■ **Stored data**:
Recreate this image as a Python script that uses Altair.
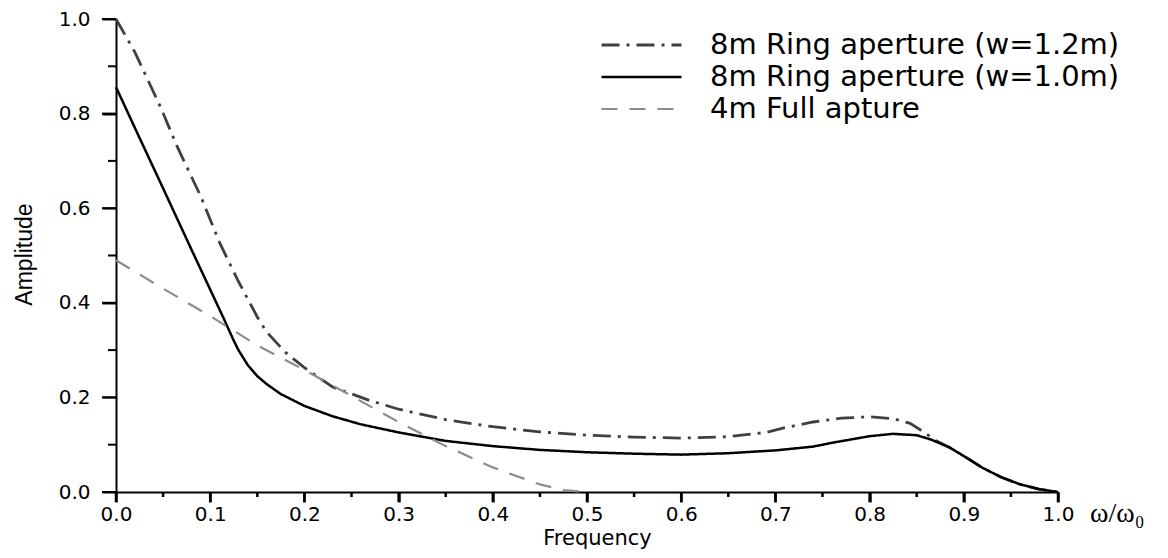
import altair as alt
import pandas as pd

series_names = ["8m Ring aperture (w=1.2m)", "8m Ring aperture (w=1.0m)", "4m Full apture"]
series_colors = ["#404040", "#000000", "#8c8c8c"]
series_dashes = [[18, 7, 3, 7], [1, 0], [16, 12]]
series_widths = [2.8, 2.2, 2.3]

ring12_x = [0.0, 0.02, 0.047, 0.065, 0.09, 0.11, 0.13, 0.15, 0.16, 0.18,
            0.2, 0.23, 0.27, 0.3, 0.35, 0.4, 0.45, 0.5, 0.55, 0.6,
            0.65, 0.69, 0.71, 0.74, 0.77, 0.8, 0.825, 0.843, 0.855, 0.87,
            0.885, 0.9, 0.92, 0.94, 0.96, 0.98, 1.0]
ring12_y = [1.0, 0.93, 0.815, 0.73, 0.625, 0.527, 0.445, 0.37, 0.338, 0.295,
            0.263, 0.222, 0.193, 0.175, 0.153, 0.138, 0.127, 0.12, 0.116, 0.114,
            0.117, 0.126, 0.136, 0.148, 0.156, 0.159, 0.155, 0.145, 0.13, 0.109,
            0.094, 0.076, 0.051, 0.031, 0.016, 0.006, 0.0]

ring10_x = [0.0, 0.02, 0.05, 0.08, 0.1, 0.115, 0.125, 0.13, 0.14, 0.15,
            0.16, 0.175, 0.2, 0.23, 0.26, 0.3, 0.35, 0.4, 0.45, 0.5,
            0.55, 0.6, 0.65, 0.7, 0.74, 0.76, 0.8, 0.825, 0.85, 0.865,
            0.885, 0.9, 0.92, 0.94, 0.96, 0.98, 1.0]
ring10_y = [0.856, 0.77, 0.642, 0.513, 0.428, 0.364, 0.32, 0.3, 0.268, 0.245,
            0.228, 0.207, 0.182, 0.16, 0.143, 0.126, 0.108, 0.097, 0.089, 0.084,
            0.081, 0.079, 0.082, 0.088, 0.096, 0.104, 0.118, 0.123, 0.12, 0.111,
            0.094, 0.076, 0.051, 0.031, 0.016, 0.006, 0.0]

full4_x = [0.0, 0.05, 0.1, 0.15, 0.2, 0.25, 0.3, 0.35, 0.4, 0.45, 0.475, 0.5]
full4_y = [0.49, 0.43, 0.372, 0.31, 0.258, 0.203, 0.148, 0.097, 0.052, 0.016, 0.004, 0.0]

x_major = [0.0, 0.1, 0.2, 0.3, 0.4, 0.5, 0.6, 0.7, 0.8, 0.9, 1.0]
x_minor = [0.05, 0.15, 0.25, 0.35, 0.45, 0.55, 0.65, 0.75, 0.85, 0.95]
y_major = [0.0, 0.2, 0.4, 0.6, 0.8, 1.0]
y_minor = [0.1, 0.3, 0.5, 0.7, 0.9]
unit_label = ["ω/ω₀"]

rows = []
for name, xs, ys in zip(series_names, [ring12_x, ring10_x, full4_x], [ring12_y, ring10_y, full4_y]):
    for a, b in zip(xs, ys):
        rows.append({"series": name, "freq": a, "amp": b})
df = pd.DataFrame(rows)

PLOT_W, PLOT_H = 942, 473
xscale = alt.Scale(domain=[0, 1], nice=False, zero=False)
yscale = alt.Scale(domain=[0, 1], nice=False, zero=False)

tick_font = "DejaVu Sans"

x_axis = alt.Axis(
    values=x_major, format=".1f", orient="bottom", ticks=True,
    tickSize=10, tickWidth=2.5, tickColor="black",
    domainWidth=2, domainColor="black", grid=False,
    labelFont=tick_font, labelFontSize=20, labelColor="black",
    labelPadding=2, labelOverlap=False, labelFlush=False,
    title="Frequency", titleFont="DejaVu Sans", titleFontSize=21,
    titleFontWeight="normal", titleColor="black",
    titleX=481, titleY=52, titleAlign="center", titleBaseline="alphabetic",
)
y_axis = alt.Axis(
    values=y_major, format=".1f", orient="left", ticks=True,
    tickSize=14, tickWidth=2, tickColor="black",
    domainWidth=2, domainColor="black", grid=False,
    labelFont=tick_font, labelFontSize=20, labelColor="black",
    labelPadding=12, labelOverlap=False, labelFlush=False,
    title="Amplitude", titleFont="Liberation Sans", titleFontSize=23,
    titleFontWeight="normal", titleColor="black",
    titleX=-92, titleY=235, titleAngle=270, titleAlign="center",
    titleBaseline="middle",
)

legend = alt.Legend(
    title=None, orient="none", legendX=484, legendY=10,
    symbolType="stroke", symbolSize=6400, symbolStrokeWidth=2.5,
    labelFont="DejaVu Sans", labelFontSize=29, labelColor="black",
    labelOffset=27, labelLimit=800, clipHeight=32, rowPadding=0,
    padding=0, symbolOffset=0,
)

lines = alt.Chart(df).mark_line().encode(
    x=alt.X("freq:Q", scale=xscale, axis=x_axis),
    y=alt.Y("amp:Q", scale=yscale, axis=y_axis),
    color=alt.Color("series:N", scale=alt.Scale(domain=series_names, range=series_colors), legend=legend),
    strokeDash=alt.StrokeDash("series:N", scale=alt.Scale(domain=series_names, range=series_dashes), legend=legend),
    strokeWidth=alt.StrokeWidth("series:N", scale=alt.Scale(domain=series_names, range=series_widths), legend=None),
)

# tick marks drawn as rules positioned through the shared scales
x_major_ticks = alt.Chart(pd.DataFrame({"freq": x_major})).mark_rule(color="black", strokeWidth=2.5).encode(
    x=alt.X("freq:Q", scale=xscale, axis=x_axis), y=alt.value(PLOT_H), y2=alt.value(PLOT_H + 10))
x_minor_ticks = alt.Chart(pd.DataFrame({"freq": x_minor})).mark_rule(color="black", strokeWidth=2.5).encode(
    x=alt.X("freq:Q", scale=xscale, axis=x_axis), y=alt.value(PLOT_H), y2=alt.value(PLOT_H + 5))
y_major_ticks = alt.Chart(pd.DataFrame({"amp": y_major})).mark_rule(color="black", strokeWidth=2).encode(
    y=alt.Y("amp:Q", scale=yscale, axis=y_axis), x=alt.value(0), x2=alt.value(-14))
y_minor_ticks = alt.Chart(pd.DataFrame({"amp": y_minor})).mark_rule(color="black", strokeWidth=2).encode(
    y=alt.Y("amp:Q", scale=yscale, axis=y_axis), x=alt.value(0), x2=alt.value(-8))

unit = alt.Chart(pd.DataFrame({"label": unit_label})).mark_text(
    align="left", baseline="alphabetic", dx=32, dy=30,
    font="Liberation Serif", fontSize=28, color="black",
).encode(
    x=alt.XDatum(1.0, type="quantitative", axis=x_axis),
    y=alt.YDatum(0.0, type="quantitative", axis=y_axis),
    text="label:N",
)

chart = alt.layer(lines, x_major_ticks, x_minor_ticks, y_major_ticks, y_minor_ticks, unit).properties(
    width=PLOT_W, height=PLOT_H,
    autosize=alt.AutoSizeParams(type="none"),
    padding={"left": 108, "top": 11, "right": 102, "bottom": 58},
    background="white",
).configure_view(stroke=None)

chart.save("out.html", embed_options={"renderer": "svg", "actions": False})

■ **What the task asks**: Output the data above without changes, apart from leaving out the pictures.

■ **Problem solution**:
Recreate this image as a Python script that uses Altair.
import altair as alt
import pandas as pd

series_names = ["8m Ring aperture (w=1.2m)", "8m Ring aperture (w=1.0m)", "4m Full apture"]
series_colors = ["#404040", "#000000", "#8c8c8c"]
series_dashes = [[18, 7, 3, 7], [1, 0], [16, 12]]
series_widths = [2.8, 2.2, 2.3]

ring12_x = [0.0, 0.02, 0.047, 0.065, 0.09, 0.11, 0.13, 0.15, 0.16, 0.18,
            0.2, 0.23, 0.27, 0.3, 0.35, 0.4, 0.45, 0.5, 0.55, 0.6,
            0.65, 0.69, 0.71, 0.74, 0.77, 0.8, 0.825, 0.843, 0.855, 0.87,
            0.885, 0.9, 0.92, 0.94, 0.96, 0.98, 1.0]
ring12_y = [1.0, 0.93, 0.815, 0.73, 0.625, 0.527, 0.445, 0.37, 0.338, 0.295,
            0.263, 0.222, 0.193, 0.175, 0.153, 0.138, 0.127, 0.12, 0.116, 0.114,
            0.117, 0.126, 0.136, 0.148, 0.156, 0.159, 0.155, 0.145, 0.13, 0.109,
            0.094, 0.076, 0.051, 0.031, 0.016, 0.006, 0.0]

ring10_x = [0.0, 0.02, 0.05, 0.08, 0.1, 0.115, 0.125, 0.13, 0.14, 0.15,
            0.16, 0.175, 0.2, 0.23, 0.26, 0.3, 0.35, 0.4, 0.45, 0.5,
            0.55, 0.6, 0.65, 0.7, 0.74, 0.76, 0.8, 0.825, 0.85, 0.865,
            0.885, 0.9, 0.92, 0.94, 0.96, 0.98, 1.0]
ring10_y = [0.856, 0.77, 0.642, 0.513, 0.428, 0.364, 0.32, 0.3, 0.268, 0.245,
            0.228, 0.207, 0.182, 0.16, 0.143, 0.126, 0.108, 0.097, 0.089, 0.084,
            0.081, 0.079, 0.082, 0.088, 0.096, 0.104, 0.118, 0.123, 0.12, 0.111,
            0.094, 0.076, 0.051, 0.031, 0.016, 0.006, 0.0]

full4_x = [0.0, 0.05, 0.1, 0.15, 0.2, 0.25, 0.3, 0.35, 0.4, 0.45, 0.475, 0.5]
full4_y = [0.49, 0.43, 0.372, 0.31, 0.258, 0.203, 0.148, 0.097, 0.052, 0.016, 0.004, 0.0]

x_major = [0.0, 0.1, 0.2, 0.3, 0.4, 0.5, 0.6, 0.7, 0.8, 0.9, 1.0]
x_minor = [0.05, 0.15, 0.25, 0.35, 0.45, 0.55, 0.65, 0.75, 0.85, 0.95]
y_major = [0.0, 0.2, 0.4, 0.6, 0.8, 1.0]
y_minor = [0.1, 0.3, 0.5, 0.7, 0.9]
unit_label = ["ω/ω₀"]

rows = []
for name, xs, ys in zip(series_names, [ring12_x, ring10_x, full4_x], [ring12_y, ring10_y, full4_y]):
    for a, b in zip(xs, ys):
        rows.append({"series": name, "freq": a, "amp": b})
df = pd.DataFrame(rows)

PLOT_W, PLOT_H = 942, 473
xscale = alt.Scale(domain=[0, 1], nice=False, zero=False)
yscale = alt.Scale(domain=[0, 1], nice=False, zero=False)

tick_font = "DejaVu Sans"

x_axis = alt.Axis(
    values=x_major, format=".1f", orient="bottom", ticks=True,
    tickSize=10, tickWidth=2.5, tickColor="black",
    domainWidth=2, domainColor="black", grid=False,
    labelFont=tick_font, labelFontSize=20, labelColor="black",
    labelPadding=2, labelOverlap=False, labelFlush=False,
    title="Frequency", titleFont="DejaVu Sans", titleFontSize=21,
    titleFontWeight="normal", titleColor="black",
    titleX=481, titleY=52, titleAlign="center", titleBaseline="alphabetic",
)
y_axis = alt.Axis(
    values=y_major, format=".1f", orient="left", ticks=True,
    tickSize=14, tickWidth=2, tickColor="black",
    domainWidth=2, domainColor="black", grid=False,
    labelFont=tick_font, labelFontSize=20, labelColor="black",
    labelPadding=12, labelOverlap=False, labelFlush=False,
    title="Amplitude", titleFont="Liberation Sans", titleFontSize=23,
    titleFontWeight="normal", titleColor="black",
    titleX=-92, titleY=235, titleAngle=270, titleAlign="center",
    titleBaseline="middle",
)

legend = alt.Legend(
    title=None, orient="none", legendX=484, legendY=10,
    symbolType="stroke", symbolSize=6400, symbolStrokeWidth=2.5,
    labelFont="DejaVu Sans", labelFontSize=29, labelColor="black",
    labelOffset=27, labelLimit=800, clipHeight=32, rowPadding=0,
    padding=0, symbolOffset=0,
)

lines = alt.Chart(df).mark_line().encode(
    x=alt.X("freq:Q", scale=xscale, axis=x_axis),
    y=alt.Y("amp:Q", scale=yscale, axis=y_axis),
    color=alt.Color("series:N", scale=alt.Scale(domain=series_names, range=series_colors), legend=legend),
    strokeDash=alt.StrokeDash("series:N", scale=alt.Scale(domain=series_names, range=series_dashes), legend=legend),
    strokeWidth=alt.StrokeWidth("series:N", scale=alt.Scale(domain=series_names, range=series_widths), legend=None),
)

# tick marks drawn as rules positioned through the shared scales
x_major_ticks = alt.Chart(pd.DataFrame({"freq": x_major})).mark_rule(color="black", strokeWidth=2.5).encode(
    x=alt.X("freq:Q", scale=xscale, axis=x_axis), y=alt.value(PLOT_H), y2=alt.value(PLOT_H + 10))
x_minor_ticks = alt.Chart(pd.DataFrame({"freq": x_minor})).mark_rule(color="black", strokeWidth=2.5).encode(
    x=alt.X("freq:Q", scale=xscale, axis=x_axis), y=alt.value(PLOT_H), y2=alt.value(PLOT_H + 5))
y_major_ticks = alt.Chart(pd.DataFrame({"amp": y_major})).mark_rule(color="black", strokeWidth=2).encode(
    y=alt.Y("amp:Q", scale=yscale, axis=y_axis), x=alt.value(0), x2=alt.value(-14))
y_minor_ticks = alt.Chart(pd.DataFrame({"amp": y_minor})).mark_rule(color="black", strokeWidth=2).encode(
    y=alt.Y("amp:Q", scale=yscale, axis=y_axis), x=alt.value(0), x2=alt.value(-8))

unit = alt.Chart(pd.DataFrame({"label": unit_label})).mark_text(
    align="left", baseline="alphabetic", dx=32, dy=30,
    font="Liberation Serif", fontSize=28, color="black",
).encode(
    x=alt.XDatum(1.0, type="quantitative", axis=x_axis),
    y=alt.YDatum(0.0, type="quantitative", axis=y_axis),
    text="label:N",
)

chart = alt.layer(lines, x_major_ticks, x_minor_ticks, y_major_ticks, y_minor_ticks, unit).properties(
    width=PLOT_W, height=PLOT_H,
    autosize=alt.AutoSizeParams(type="none"),
    padding={"left": 108, "top": 11, "right": 102, "bottom": 58},
    background="white",
).configure_view(stroke=None)

chart.save("out.html", embed_options={"renderer": "svg", "actions": False})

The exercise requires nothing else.